■ What is asked: Print the listing as it stands, omitting all images.

■ Dataset extract:

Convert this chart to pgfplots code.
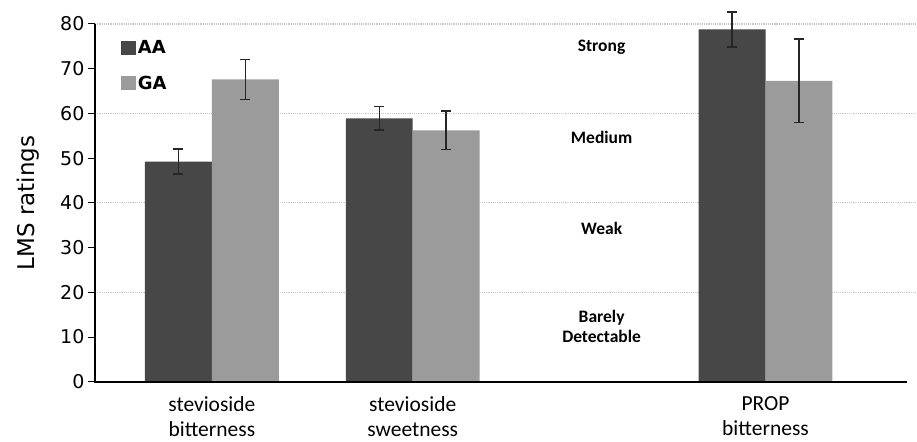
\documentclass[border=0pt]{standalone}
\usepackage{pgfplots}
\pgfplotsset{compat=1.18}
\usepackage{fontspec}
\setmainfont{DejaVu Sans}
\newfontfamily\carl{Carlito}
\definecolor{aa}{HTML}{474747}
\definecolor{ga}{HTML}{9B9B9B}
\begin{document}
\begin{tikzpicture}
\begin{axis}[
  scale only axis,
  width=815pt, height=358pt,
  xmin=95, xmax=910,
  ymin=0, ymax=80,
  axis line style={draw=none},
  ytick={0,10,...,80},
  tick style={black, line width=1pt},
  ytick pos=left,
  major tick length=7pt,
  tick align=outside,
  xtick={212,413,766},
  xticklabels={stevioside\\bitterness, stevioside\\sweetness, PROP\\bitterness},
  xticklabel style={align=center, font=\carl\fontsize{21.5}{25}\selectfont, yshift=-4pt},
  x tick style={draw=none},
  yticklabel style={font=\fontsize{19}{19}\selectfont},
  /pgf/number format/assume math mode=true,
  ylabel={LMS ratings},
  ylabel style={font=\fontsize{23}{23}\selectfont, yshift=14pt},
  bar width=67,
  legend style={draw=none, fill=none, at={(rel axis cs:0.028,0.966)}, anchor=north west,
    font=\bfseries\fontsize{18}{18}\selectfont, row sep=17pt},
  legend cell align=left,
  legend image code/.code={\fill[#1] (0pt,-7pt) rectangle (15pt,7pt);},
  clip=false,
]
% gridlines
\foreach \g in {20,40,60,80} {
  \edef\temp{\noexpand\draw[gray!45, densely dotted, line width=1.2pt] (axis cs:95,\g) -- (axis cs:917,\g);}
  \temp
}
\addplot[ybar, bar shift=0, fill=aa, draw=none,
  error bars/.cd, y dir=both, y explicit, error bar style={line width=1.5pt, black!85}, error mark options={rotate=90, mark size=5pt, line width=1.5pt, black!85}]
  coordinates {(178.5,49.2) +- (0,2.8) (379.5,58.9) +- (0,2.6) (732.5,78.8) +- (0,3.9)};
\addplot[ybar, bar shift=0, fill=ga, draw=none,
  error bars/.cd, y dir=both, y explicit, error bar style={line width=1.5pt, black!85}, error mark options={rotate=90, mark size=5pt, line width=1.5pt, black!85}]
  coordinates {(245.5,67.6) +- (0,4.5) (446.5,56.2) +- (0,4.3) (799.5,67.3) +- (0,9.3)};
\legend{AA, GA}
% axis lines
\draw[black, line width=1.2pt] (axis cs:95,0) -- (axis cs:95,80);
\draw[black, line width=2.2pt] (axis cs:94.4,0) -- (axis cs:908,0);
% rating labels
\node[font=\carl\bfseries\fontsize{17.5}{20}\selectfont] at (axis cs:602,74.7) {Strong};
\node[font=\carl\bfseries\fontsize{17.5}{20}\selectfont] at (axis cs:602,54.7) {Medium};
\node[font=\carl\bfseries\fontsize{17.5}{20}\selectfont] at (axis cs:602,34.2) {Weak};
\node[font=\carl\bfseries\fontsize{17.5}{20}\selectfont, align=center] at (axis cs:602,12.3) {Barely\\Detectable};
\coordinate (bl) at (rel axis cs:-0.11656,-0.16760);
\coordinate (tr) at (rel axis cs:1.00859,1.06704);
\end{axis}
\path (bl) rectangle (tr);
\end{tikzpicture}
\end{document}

■ Response for this exercise:
Convert this chart to pgfplots code.
\documentclass[border=0pt]{standalone}
\usepackage{pgfplots}
\pgfplotsset{compat=1.18}
\usepackage{fontspec}
\setmainfont{DejaVu Sans}
\newfontfamily\carl{Carlito}
\definecolor{aa}{HTML}{474747}
\definecolor{ga}{HTML}{9B9B9B}
\begin{document}
\begin{tikzpicture}
\begin{axis}[
  scale only axis,
  width=815pt, height=358pt,
  xmin=95, xmax=910,
  ymin=0, ymax=80,
  axis line style={draw=none},
  ytick={0,10,...,80},
  tick style={black, line width=1pt},
  ytick pos=left,
  major tick length=7pt,
  tick align=outside,
  xtick={212,413,766},
  xticklabels={stevioside\\bitterness, stevioside\\sweetness, PROP\\bitterness},
  xticklabel style={align=center, font=\carl\fontsize{21.5}{25}\selectfont, yshift=-4pt},
  x tick style={draw=none},
  yticklabel style={font=\fontsize{19}{19}\selectfont},
  /pgf/number format/assume math mode=true,
  ylabel={LMS ratings},
  ylabel style={font=\fontsize{23}{23}\selectfont, yshift=14pt},
  bar width=67,
  legend style={draw=none, fill=none, at={(rel axis cs:0.028,0.966)}, anchor=north west,
    font=\bfseries\fontsize{18}{18}\selectfont, row sep=17pt},
  legend cell align=left,
  legend image code/.code={\fill[#1] (0pt,-7pt) rectangle (15pt,7pt);},
  clip=false,
]
% gridlines
\foreach \g in {20,40,60,80} {
  \edef\temp{\noexpand\draw[gray!45, densely dotted, line width=1.2pt] (axis cs:95,\g) -- (axis cs:917,\g);}
  \temp
}
\addplot[ybar, bar shift=0, fill=aa, draw=none,
  error bars/.cd, y dir=both, y explicit, error bar style={line width=1.5pt, black!85}, error mark options={rotate=90, mark size=5pt, line width=1.5pt, black!85}]
  coordinates {(178.5,49.2) +- (0,2.8) (379.5,58.9) +- (0,2.6) (732.5,78.8) +- (0,3.9)};
\addplot[ybar, bar shift=0, fill=ga, draw=none,
  error bars/.cd, y dir=both, y explicit, error bar style={line width=1.5pt, black!85}, error mark options={rotate=90, mark size=5pt, line width=1.5pt, black!85}]
  coordinates {(245.5,67.6) +- (0,4.5) (446.5,56.2) +- (0,4.3) (799.5,67.3) +- (0,9.3)};
\legend{AA, GA}
% axis lines
\draw[black, line width=1.2pt] (axis cs:95,0) -- (axis cs:95,80);
\draw[black, line width=2.2pt] (axis cs:94.4,0) -- (axis cs:908,0);
% rating labels
\node[font=\carl\bfseries\fontsize{17.5}{20}\selectfont] at (axis cs:602,74.7) {Strong};
\node[font=\carl\bfseries\fontsize{17.5}{20}\selectfont] at (axis cs:602,54.7) {Medium};
\node[font=\carl\bfseries\fontsize{17.5}{20}\selectfont] at (axis cs:602,34.2) {Weak};
\node[font=\carl\bfseries\fontsize{17.5}{20}\selectfont, align=center] at (axis cs:602,12.3) {Barely\\Detectable};
\coordinate (bl) at (rel axis cs:-0.11656,-0.16760);
\coordinate (tr) at (rel axis cs:1.00859,1.06704);
\end{axis}
\path (bl) rectangle (tr);
\end{tikzpicture}
\end{document}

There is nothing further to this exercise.